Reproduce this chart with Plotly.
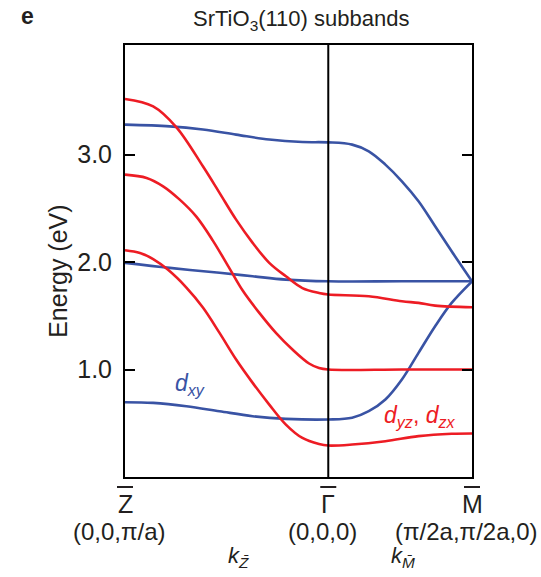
import plotly.graph_objects as go

# k-path positions (units of pi/a): Z-bar, Gamma-bar, M-bar
K_Z = 0.0
K_G = 1.0
K_M = 1.7071
point_labels = ["Z", "Γ", "M"]
point_coords = ["(0,0,π/a)", "(0,0,0)", "(π/2a,π/2a,0)"]

# d_xy subbands (blue)
xy1_k = [0, 0.2203, 0.3833, 0.5467, 0.7097, 0.8727, 1.0, 1.1175, 1.1992, 1.2810, 1.3622, 1.4440, 1.5257, 1.6070, 1.7071]
xy1_e = [3.279, 3.263, 3.233, 3.186, 3.140, 3.117, 3.114, 3.093, 3.031, 2.907, 2.752, 2.566, 2.333, 2.100, 1.821]
xy2_k = [0, 0.2203, 0.4650, 0.6280, 0.7915, 1.0, 1.3622, 1.7071]
xy2_e = [1.993, 1.946, 1.900, 1.868, 1.837, 1.821, 1.821, 1.821]
xy3_k = [0, 0.1385, 0.3020, 0.4650, 0.6280, 0.7915, 1.0, 1.1175, 1.1992, 1.2810, 1.3622, 1.4440, 1.5257, 1.6070, 1.7071]
xy3_e = [0.696, 0.690, 0.659, 0.612, 0.566, 0.541, 0.535, 0.551, 0.612, 0.721, 0.907, 1.155, 1.403, 1.620, 1.821]

# d_yz / d_zx subbands (red)
yz1_k = [0, 0.1385, 0.2531, 0.3833, 0.4650, 0.5467, 0.6280, 0.7097, 0.7915, 0.8727, 0.9545, 1.0, 1.1992, 1.3622, 1.4440, 1.5257, 1.7071]
yz1_e = [3.518, 3.449, 3.254, 2.891, 2.644, 2.395, 2.179, 1.993, 1.868, 1.758, 1.712, 1.698, 1.682, 1.635, 1.620, 1.595, 1.580]
yz2_k = [0, 0.1062, 0.1875, 0.2692, 0.3510, 0.4322, 0.5090, 0.5790, 0.6608, 0.7425, 0.8238, 0.9055, 0.9545, 1.0, 1.3622, 1.7071]
yz2_e = [2.814, 2.783, 2.705, 2.581, 2.423, 2.200, 1.958, 1.735, 1.527, 1.341, 1.186, 1.056, 1.014, 1.000, 1.000, 1.000]
yz3_k = [0, 0.0734, 0.1385, 0.2105, 0.3020, 0.3833, 0.4650, 0.5467, 0.6280, 0.7097, 0.7915, 0.8727, 0.9545, 1.0, 1.1175, 1.2810, 1.4440, 1.6070, 1.7071]
yz3_e = [2.110, 2.084, 2.028, 1.930, 1.763, 1.577, 1.341, 1.093, 0.876, 0.674, 0.488, 0.363, 0.307, 0.293, 0.302, 0.333, 0.380, 0.402, 0.405]

y_ticks = [1.0, 2.0, 3.0]
y_ticktext = ["1.0", "2.0", "3.0"]

RED = "#ED1C24"
BLUE = "#3953A4"
INK = "#231F20"
FONT = "Liberation Sans, Arial, sans-serif"

fig = go.Figure()
for k, e in [(xy1_k, xy1_e), (xy2_k, xy2_e), (xy3_k, xy3_e)]:
    fig.add_trace(go.Scatter(x=k, y=e, mode="lines",
                             line=dict(color=BLUE, width=2.6, shape="spline", smoothing=1.0),
                             hoverinfo="skip", showlegend=False))
for k, e in [(yz1_k, yz1_e), (yz2_k, yz2_e), (yz3_k, yz3_e)]:
    fig.add_trace(go.Scatter(x=k, y=e, mode="lines",
                             line=dict(color=RED, width=2.6, shape="spline", smoothing=1.0),
                             hoverinfo="skip", showlegend=False))

# Gamma vertical line
fig.add_shape(type="line", xref="x", yref="paper", x0=K_G, x1=K_G, y0=0, y1=1,
              line=dict(color="black", width=2))

# overbars above high-symmetry labels
for kx in [K_Z, K_G, K_M]:
    fig.add_shape(type="line", xref="paper", yref="paper",
                  xsizemode="pixel", xanchor=(kx - K_Z) / (K_M - K_Z), x0=-8, x1=8,
                  ysizemode="pixel", yanchor=0, y0=-10, y1=-10,
                  line=dict(color=INK, width=2))

ann = []
for kx, lab, crd in zip([K_Z, K_G, K_M], point_labels, point_coords):
    ann.append(dict(x=kx, y=0, xref="x", yref="paper", text=lab, showarrow=False,
                    xanchor="center", yanchor="middle", yshift=-27,
                    font=dict(size=25, color=INK, family=FONT)))
    ann.append(dict(x=kx, y=0, xref="x", yref="paper", text=crd, showarrow=False,
                    xanchor="center", yanchor="middle", yshift=-54, xshift=-6,
                    font=dict(size=24, color=INK, family=FONT)))

ann.append(dict(x=(K_Z + K_G) / 2 + 0.06, y=0, xref="x", yref="paper",
                text="<i>k</i><sub><i>Z̄</i></sub>", showarrow=False,
                xanchor="center", yanchor="middle", yshift=-80,
                font=dict(size=22, color=INK, family=FONT)))
ann.append(dict(x=K_G + 0.37, y=0, xref="x", yref="paper",
                text="<i>k</i><sub><i>M̄</i></sub>", showarrow=False,
                xanchor="center", yanchor="middle", yshift=-80,
                font=dict(size=22, color=INK, family=FONT)))

ann.append(dict(x=0.318, y=0.86, xref="x", yref="y", text="<i>d</i><sub><i>xy</i></sub>",
                showarrow=False, xanchor="center",
                font=dict(size=23, color=BLUE, family=FONT)))
ann.append(dict(x=1.449, y=0.56, xref="x", yref="y",
                text="<i>d</i><sub><i>yz</i></sub>, <i>d</i><sub><i>zx</i></sub>",
                showarrow=False, xanchor="center",
                font=dict(size=23, color=RED, family=FONT)))

ann.append(dict(x=0.508, y=1.058, xref="paper", yref="paper",
                text="SrTiO<sub>3</sub>(110) subbands", showarrow=False,
                xanchor="center", yanchor="middle",
                font=dict(size=22, color=INK, family=FONT)))
ann.append(dict(x=-0.282, y=1.068, xref="paper", yref="paper", text="<b>e</b>",
                showarrow=False, xanchor="center", yanchor="middle",
                font=dict(size=23, color=INK, family=FONT)))
ann.append(dict(x=-0.193, y=0.475, xref="paper", yref="paper", text="Energy (eV)",
                textangle=-90, showarrow=False, xanchor="center", yanchor="middle",
                font=dict(size=25, color=INK, family=FONT)))

fig.update_layout(
    width=541, height=577,
    margin=dict(l=125, r=69, t=45, b=100),
    paper_bgcolor="white", plot_bgcolor="white",
    annotations=ann,
    xaxis=dict(range=[K_Z, K_M], showgrid=False, zeroline=False, showline=True,
               linecolor="black", linewidth=2, mirror=True, ticks="",
               showticklabels=False, fixedrange=True),
    yaxis=dict(range=[0, 4.02], showgrid=False, zeroline=False, showline=True,
               linecolor="black", linewidth=2, mirror="ticks", ticks="inside",
               ticklen=10, tickwidth=2, tickcolor="black",
               tickvals=y_ticks, ticktext=y_ticktext, ticklabelstandoff=6,
               tickfont=dict(size=25, color=INK, family=FONT), fixedrange=True),
)

fig.write_html("out.html")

====

▶ **What the exercise asks**
Give an exact reproduction of every line, leaving out any picture.

▶ **Task answer**
Reproduce this chart with Plotly.
import plotly.graph_objects as go

# k-path positions (units of pi/a): Z-bar, Gamma-bar, M-bar
K_Z = 0.0
K_G = 1.0
K_M = 1.7071
point_labels = ["Z", "Γ", "M"]
point_coords = ["(0,0,π/a)", "(0,0,0)", "(π/2a,π/2a,0)"]

# d_xy subbands (blue)
xy1_k = [0, 0.2203, 0.3833, 0.5467, 0.7097, 0.8727, 1.0, 1.1175, 1.1992, 1.2810, 1.3622, 1.4440, 1.5257, 1.6070, 1.7071]
xy1_e = [3.279, 3.263, 3.233, 3.186, 3.140, 3.117, 3.114, 3.093, 3.031, 2.907, 2.752, 2.566, 2.333, 2.100, 1.821]
xy2_k = [0, 0.2203, 0.4650, 0.6280, 0.7915, 1.0, 1.3622, 1.7071]
xy2_e = [1.993, 1.946, 1.900, 1.868, 1.837, 1.821, 1.821, 1.821]
xy3_k = [0, 0.1385, 0.3020, 0.4650, 0.6280, 0.7915, 1.0, 1.1175, 1.1992, 1.2810, 1.3622, 1.4440, 1.5257, 1.6070, 1.7071]
xy3_e = [0.696, 0.690, 0.659, 0.612, 0.566, 0.541, 0.535, 0.551, 0.612, 0.721, 0.907, 1.155, 1.403, 1.620, 1.821]

# d_yz / d_zx subbands (red)
yz1_k = [0, 0.1385, 0.2531, 0.3833, 0.4650, 0.5467, 0.6280, 0.7097, 0.7915, 0.8727, 0.9545, 1.0, 1.1992, 1.3622, 1.4440, 1.5257, 1.7071]
yz1_e = [3.518, 3.449, 3.254, 2.891, 2.644, 2.395, 2.179, 1.993, 1.868, 1.758, 1.712, 1.698, 1.682, 1.635, 1.620, 1.595, 1.580]
yz2_k = [0, 0.1062, 0.1875, 0.2692, 0.3510, 0.4322, 0.5090, 0.5790, 0.6608, 0.7425, 0.8238, 0.9055, 0.9545, 1.0, 1.3622, 1.7071]
yz2_e = [2.814, 2.783, 2.705, 2.581, 2.423, 2.200, 1.958, 1.735, 1.527, 1.341, 1.186, 1.056, 1.014, 1.000, 1.000, 1.000]
yz3_k = [0, 0.0734, 0.1385, 0.2105, 0.3020, 0.3833, 0.4650, 0.5467, 0.6280, 0.7097, 0.7915, 0.8727, 0.9545, 1.0, 1.1175, 1.2810, 1.4440, 1.6070, 1.7071]
yz3_e = [2.110, 2.084, 2.028, 1.930, 1.763, 1.577, 1.341, 1.093, 0.876, 0.674, 0.488, 0.363, 0.307, 0.293, 0.302, 0.333, 0.380, 0.402, 0.405]

y_ticks = [1.0, 2.0, 3.0]
y_ticktext = ["1.0", "2.0", "3.0"]

RED = "#ED1C24"
BLUE = "#3953A4"
INK = "#231F20"
FONT = "Liberation Sans, Arial, sans-serif"

fig = go.Figure()
for k, e in [(xy1_k, xy1_e), (xy2_k, xy2_e), (xy3_k, xy3_e)]:
    fig.add_trace(go.Scatter(x=k, y=e, mode="lines",
                             line=dict(color=BLUE, width=2.6, shape="spline", smoothing=1.0),
                             hoverinfo="skip", showlegend=False))
for k, e in [(yz1_k, yz1_e), (yz2_k, yz2_e), (yz3_k, yz3_e)]:
    fig.add_trace(go.Scatter(x=k, y=e, mode="lines",
                             line=dict(color=RED, width=2.6, shape="spline", smoothing=1.0),
                             hoverinfo="skip", showlegend=False))

# Gamma vertical line
fig.add_shape(type="line", xref="x", yref="paper", x0=K_G, x1=K_G, y0=0, y1=1,
              line=dict(color="black", width=2))

# overbars above high-symmetry labels
for kx in [K_Z, K_G, K_M]:
    fig.add_shape(type="line", xref="paper", yref="paper",
                  xsizemode="pixel", xanchor=(kx - K_Z) / (K_M - K_Z), x0=-8, x1=8,
                  ysizemode="pixel", yanchor=0, y0=-10, y1=-10,
                  line=dict(color=INK, width=2))

ann = []
for kx, lab, crd in zip([K_Z, K_G, K_M], point_labels, point_coords):
    ann.append(dict(x=kx, y=0, xref="x", yref="paper", text=lab, showarrow=False,
                    xanchor="center", yanchor="middle", yshift=-27,
                    font=dict(size=25, color=INK, family=FONT)))
    ann.append(dict(x=kx, y=0, xref="x", yref="paper", text=crd, showarrow=False,
                    xanchor="center", yanchor="middle", yshift=-54, xshift=-6,
                    font=dict(size=24, color=INK, family=FONT)))

ann.append(dict(x=(K_Z + K_G) / 2 + 0.06, y=0, xref="x", yref="paper",
                text="<i>k</i><sub><i>Z̄</i></sub>", showarrow=False,
                xanchor="center", yanchor="middle", yshift=-80,
                font=dict(size=22, color=INK, family=FONT)))
ann.append(dict(x=K_G + 0.37, y=0, xref="x", yref="paper",
                text="<i>k</i><sub><i>M̄</i></sub>", showarrow=False,
                xanchor="center", yanchor="middle", yshift=-80,
                font=dict(size=22, color=INK, family=FONT)))

ann.append(dict(x=0.318, y=0.86, xref="x", yref="y", text="<i>d</i><sub><i>xy</i></sub>",
                showarrow=False, xanchor="center",
                font=dict(size=23, color=BLUE, family=FONT)))
ann.append(dict(x=1.449, y=0.56, xref="x", yref="y",
                text="<i>d</i><sub><i>yz</i></sub>, <i>d</i><sub><i>zx</i></sub>",
                showarrow=False, xanchor="center",
                font=dict(size=23, color=RED, family=FONT)))

ann.append(dict(x=0.508, y=1.058, xref="paper", yref="paper",
                text="SrTiO<sub>3</sub>(110) subbands", showarrow=False,
                xanchor="center", yanchor="middle",
                font=dict(size=22, color=INK, family=FONT)))
ann.append(dict(x=-0.282, y=1.068, xref="paper", yref="paper", text="<b>e</b>",
                showarrow=False, xanchor="center", yanchor="middle",
                font=dict(size=23, color=INK, family=FONT)))
ann.append(dict(x=-0.193, y=0.475, xref="paper", yref="paper", text="Energy (eV)",
                textangle=-90, showarrow=False, xanchor="center", yanchor="middle",
                font=dict(size=25, color=INK, family=FONT)))

fig.update_layout(
    width=541, height=577,
    margin=dict(l=125, r=69, t=45, b=100),
    paper_bgcolor="white", plot_bgcolor="white",
    annotations=ann,
    xaxis=dict(range=[K_Z, K_M], showgrid=False, zeroline=False, showline=True,
               linecolor="black", linewidth=2, mirror=True, ticks="",
               showticklabels=False, fixedrange=True),
    yaxis=dict(range=[0, 4.02], showgrid=False, zeroline=False, showline=True,
               linecolor="black", linewidth=2, mirror="ticks", ticks="inside",
               ticklen=10, tickwidth=2, tickcolor="black",
               tickvals=y_ticks, ticktext=y_ticktext, ticklabelstandoff=6,
               tickfont=dict(size=25, color=INK, family=FONT), fixedrange=True),
)

fig.write_html("out.html")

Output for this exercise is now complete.